== What to produce ==
Restate the data below word for word. Skip any images it contains.

== Supplied data ==
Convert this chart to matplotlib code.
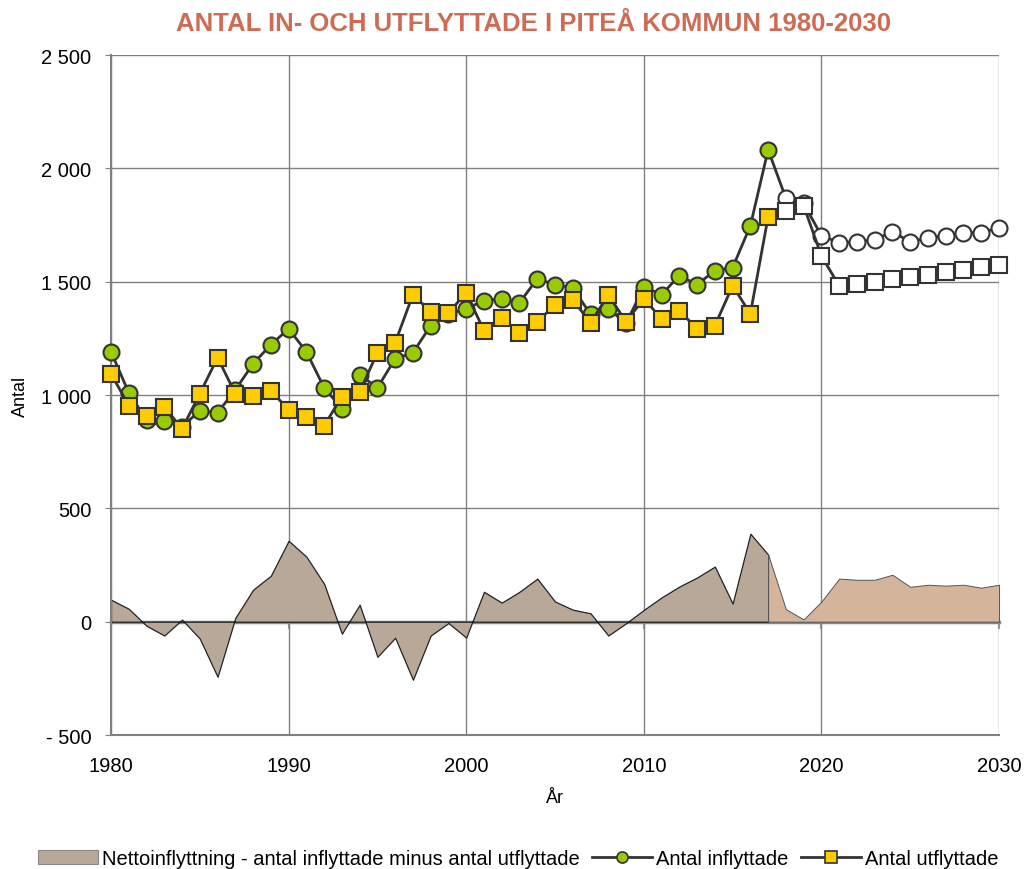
import matplotlib
matplotlib.use("Agg")
import matplotlib.pyplot as plt
from matplotlib.lines import Line2D
from matplotlib.patches import Patch
import numpy as np

years = list(range(1980, 2031))
inflyttade = [1191, 1010, 891, 887, 860, 931, 922, 1023, 1138, 1222,
              1292, 1191, 1032, 940, 1090, 1032, 1160, 1187, 1306, 1357,
              1381, 1416, 1425, 1407, 1513, 1487, 1473, 1356, 1381, 1316,
              1477, 1443, 1527, 1487, 1549, 1562, 1747, 2082, 1868, 1845,
              1703, 1672, 1676, 1685, 1720, 1676, 1694, 1703, 1716, 1716,
              1738]
utflyttade = [1094, 953, 909, 948, 851, 1006, 1165, 1006, 997, 1019,
              935, 904, 865, 993, 1015, 1187, 1231, 1443, 1367, 1363,
              1451, 1284, 1341, 1275, 1323, 1398, 1420, 1319, 1442, 1323,
              1425, 1336, 1372, 1292, 1306, 1482, 1359, 1786, 1813, 1835,
              1614, 1482, 1491, 1500, 1513, 1522, 1531, 1544, 1553, 1566,
              1575]
last_actual_year = 2017
yticks = [-500, 0, 500, 1000, 1500, 2000, 2500]
ytick_labels = ["- 500", "0", "500", "1 000", "1 500", "2 000", "2 500"]
xticks = [1980, 1990, 2000, 2010, 2020, 2030]

title = "ANTAL IN- OCH UTFLYTTADE I PITEÅ KOMMUN 1980-2030"
label_net = "Nettoinflyttning - antal inflyttade minus antal utflyttade"
label_in = "Antal inflyttade"
label_out = "Antal utflyttade"

plt.rcParams['font.family'] = ['Liberation Sans', 'DejaVu Sans']

yrs = np.array(years)
inf = np.array(inflyttade, dtype=float)
utf = np.array(utflyttade, dtype=float)
net = inf - utf
hist = yrs <= last_actual_year
fc = yrs >= last_actual_year
fut = yrs > last_actual_year

fig = plt.figure(figsize=(10.26, 8.7), dpi=100)
ax = fig.add_axes([0.1082, 0.154, 0.9737 - 0.1082, 0.9356 - 0.154])

grid_c = "#808080"
ax.set_xlim(1980, 2030)
ax.set_ylim(-500, 2500)
ax.set_yticks(yticks)
ax.set_yticklabels(ytick_labels)
ax.set_xticks(xticks)
ax.grid(True, color=grid_c, linewidth=1.0)
ax.set_axisbelow(True)
for s in ["top", "right"]:
    ax.spines[s].set_visible(False)
ax.spines["left"].set_color(grid_c)
ax.spines["left"].set_linewidth(1.5)
ax.spines["bottom"].set_color(grid_c)
ax.spines["bottom"].set_linewidth(1.5)
ax.tick_params(axis="y", direction="out", length=4.5, color=grid_c, labelsize=14.5, pad=9.5)
ax.tick_params(axis="x", length=0, labelsize=14.5, pad=15)

# net area
ax.fill_between(yrs[hist], net[hist], 0, facecolor="#b8a898", edgecolor="#222222",
                linewidth=0.9, zorder=2)
ax.fill_between(yrs[fc], net[fc], 0, facecolor="#d4b59c", edgecolor="#555555",
                linewidth=0.7, zorder=2)

# zero axis with ticks
sec = ax.secondary_xaxis(500 / 3000)
sec.set_xticks(xticks)
sec.set_xticklabels([])
sec.tick_params(direction="out", length=5, color="#999999", width=1.5)
sec.spines["bottom"].set_color("#8c8c8c")
sec.spines["bottom"].set_linewidth(2.5)
sec.spines["bottom"].set_zorder(3)

ms = 11.5
edge = "#333333"
ax.plot(yrs, inf, color=edge, linewidth=2, zorder=4, clip_on=False)
ax.plot(yrs[hist], inf[hist], linestyle="none", marker="o", markersize=ms,
        markerfacecolor="#99cc00", markeredgecolor=edge, markeredgewidth=1.5,
        zorder=5, clip_on=False)
ax.plot(yrs[fut], inf[fut], linestyle="none", marker="o", markersize=ms,
        markerfacecolor="white", markeredgecolor=edge, markeredgewidth=1.5,
        zorder=5, clip_on=False)
ax.plot(yrs, utf, color=edge, linewidth=2, zorder=6, clip_on=False)
ax.plot(yrs[hist], utf[hist], linestyle="none", marker="s", markersize=ms - 0.5,
        markerfacecolor="#ffcc00", markeredgecolor=edge, markeredgewidth=1.5,
        zorder=7, clip_on=False)
ax.plot(yrs[fut], utf[fut], linestyle="none", marker="s", markersize=ms - 0.5,
        markerfacecolor="white", markeredgecolor=edge, markeredgewidth=1.5,
        zorder=7, clip_on=False)

ax.set_ylabel("Antal", fontsize=13, labelpad=9)
ax.set_xlabel("År", fontsize=13, labelpad=10)

fig.text(0.52, 0.972, title, ha="center", va="center", fontsize=18.5,
         fontweight="bold", color="#cd6b55")

handles = [
    Patch(facecolor="#b8a898", edgecolor="#888888", linewidth=0.8),
    Line2D([], [], color=edge, linewidth=2, marker="o", markersize=8,
           markerfacecolor="#99cc00", markeredgecolor=edge, markeredgewidth=1.2),
    Line2D([], [], color=edge, linewidth=2, marker="s", markersize=8,
           markerfacecolor="#ffcc00", markeredgecolor=edge, markeredgewidth=1.2),
]
fig.legend(handles, [label_net, label_in, label_out], loc="center",
           bbox_to_anchor=(0.505, 0.012), ncol=3, frameon=False,
           handlelength=3.0, handletextpad=0.2, columnspacing=0.6,
           prop={'family': ['Liberation Sans', 'DejaVu Sans'], 'size': 14.5})

fig.savefig("out.png", dpi=100)
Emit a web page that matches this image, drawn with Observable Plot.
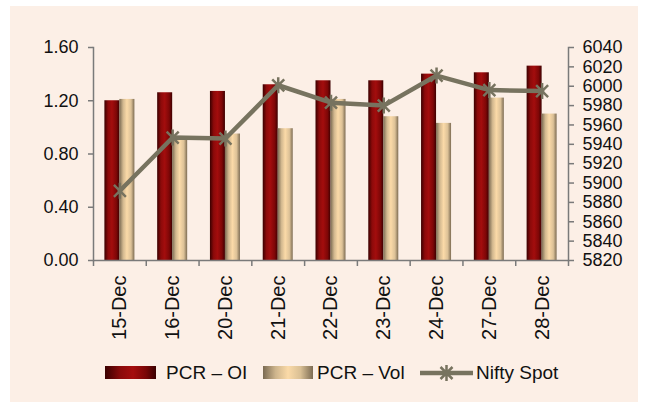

== Answer to the exercise ==
Convert this chart to matplotlib code.
import matplotlib
matplotlib.use("Agg")
import matplotlib.pyplot as plt
from matplotlib.lines import Line2D
from matplotlib.patches import Patch
import numpy as np

years = list(range(1980, 2031))
inflyttade = [1191, 1010, 891, 887, 860, 931, 922, 1023, 1138, 1222,
              1292, 1191, 1032, 940, 1090, 1032, 1160, 1187, 1306, 1357,
              1381, 1416, 1425, 1407, 1513, 1487, 1473, 1356, 1381, 1316,
              1477, 1443, 1527, 1487, 1549, 1562, 1747, 2082, 1868, 1845,
              1703, 1672, 1676, 1685, 1720, 1676, 1694, 1703, 1716, 1716,
              1738]
utflyttade = [1094, 953, 909, 948, 851, 1006, 1165, 1006, 997, 1019,
              935, 904, 865, 993, 1015, 1187, 1231, 1443, 1367, 1363,
              1451, 1284, 1341, 1275, 1323, 1398, 1420, 1319, 1442, 1323,
              1425, 1336, 1372, 1292, 1306, 1482, 1359, 1786, 1813, 1835,
              1614, 1482, 1491, 1500, 1513, 1522, 1531, 1544, 1553, 1566,
              1575]
last_actual_year = 2017
yticks = [-500, 0, 500, 1000, 1500, 2000, 2500]
ytick_labels = ["- 500", "0", "500", "1 000", "1 500", "2 000", "2 500"]
xticks = [1980, 1990, 2000, 2010, 2020, 2030]

title = "ANTAL IN- OCH UTFLYTTADE I PITEÅ KOMMUN 1980-2030"
label_net = "Nettoinflyttning - antal inflyttade minus antal utflyttade"
label_in = "Antal inflyttade"
label_out = "Antal utflyttade"

plt.rcParams['font.family'] = ['Liberation Sans', 'DejaVu Sans']

yrs = np.array(years)
inf = np.array(inflyttade, dtype=float)
utf = np.array(utflyttade, dtype=float)
net = inf - utf
hist = yrs <= last_actual_year
fc = yrs >= last_actual_year
fut = yrs > last_actual_year

fig = plt.figure(figsize=(10.26, 8.7), dpi=100)
ax = fig.add_axes([0.1082, 0.154, 0.9737 - 0.1082, 0.9356 - 0.154])

grid_c = "#808080"
ax.set_xlim(1980, 2030)
ax.set_ylim(-500, 2500)
ax.set_yticks(yticks)
ax.set_yticklabels(ytick_labels)
ax.set_xticks(xticks)
ax.grid(True, color=grid_c, linewidth=1.0)
ax.set_axisbelow(True)
for s in ["top", "right"]:
    ax.spines[s].set_visible(False)
ax.spines["left"].set_color(grid_c)
ax.spines["left"].set_linewidth(1.5)
ax.spines["bottom"].set_color(grid_c)
ax.spines["bottom"].set_linewidth(1.5)
ax.tick_params(axis="y", direction="out", length=4.5, color=grid_c, labelsize=14.5, pad=9.5)
ax.tick_params(axis="x", length=0, labelsize=14.5, pad=15)

# net area
ax.fill_between(yrs[hist], net[hist], 0, facecolor="#b8a898", edgecolor="#222222",
                linewidth=0.9, zorder=2)
ax.fill_between(yrs[fc], net[fc], 0, facecolor="#d4b59c", edgecolor="#555555",
                linewidth=0.7, zorder=2)

# zero axis with ticks
sec = ax.secondary_xaxis(500 / 3000)
sec.set_xticks(xticks)
sec.set_xticklabels([])
sec.tick_params(direction="out", length=5, color="#999999", width=1.5)
sec.spines["bottom"].set_color("#8c8c8c")
sec.spines["bottom"].set_linewidth(2.5)
sec.spines["bottom"].set_zorder(3)

ms = 11.5
edge = "#333333"
ax.plot(yrs, inf, color=edge, linewidth=2, zorder=4, clip_on=False)
ax.plot(yrs[hist], inf[hist], linestyle="none", marker="o", markersize=ms,
        markerfacecolor="#99cc00", markeredgecolor=edge, markeredgewidth=1.5,
        zorder=5, clip_on=False)
ax.plot(yrs[fut], inf[fut], linestyle="none", marker="o", markersize=ms,
        markerfacecolor="white", markeredgecolor=edge, markeredgewidth=1.5,
        zorder=5, clip_on=False)
ax.plot(yrs, utf, color=edge, linewidth=2, zorder=6, clip_on=False)
ax.plot(yrs[hist], utf[hist], linestyle="none", marker="s", markersize=ms - 0.5,
        markerfacecolor="#ffcc00", markeredgecolor=edge, markeredgewidth=1.5,
        zorder=7, clip_on=False)
ax.plot(yrs[fut], utf[fut], linestyle="none", marker="s", markersize=ms - 0.5,
        markerfacecolor="white", markeredgecolor=edge, markeredgewidth=1.5,
        zorder=7, clip_on=False)

ax.set_ylabel("Antal", fontsize=13, labelpad=9)
ax.set_xlabel("År", fontsize=13, labelpad=10)

fig.text(0.52, 0.972, title, ha="center", va="center", fontsize=18.5,
         fontweight="bold", color="#cd6b55")

handles = [
    Patch(facecolor="#b8a898", edgecolor="#888888", linewidth=0.8),
    Line2D([], [], color=edge, linewidth=2, marker="o", markersize=8,
           markerfacecolor="#99cc00", markeredgecolor=edge, markeredgewidth=1.2),
    Line2D([], [], color=edge, linewidth=2, marker="s", markersize=8,
           markerfacecolor="#ffcc00", markeredgecolor=edge, markeredgewidth=1.2),
]
fig.legend(handles, [label_net, label_in, label_out], loc="center",
           bbox_to_anchor=(0.505, 0.012), ncol=3, frameon=False,
           handlelength=3.0, handletextpad=0.2, columnspacing=0.6,
           prop={'family': ['Liberation Sans', 'DejaVu Sans'], 'size': 14.5})

fig.savefig("out.png", dpi=100)
Emit a web page that matches this image, drawn with Observable Plot.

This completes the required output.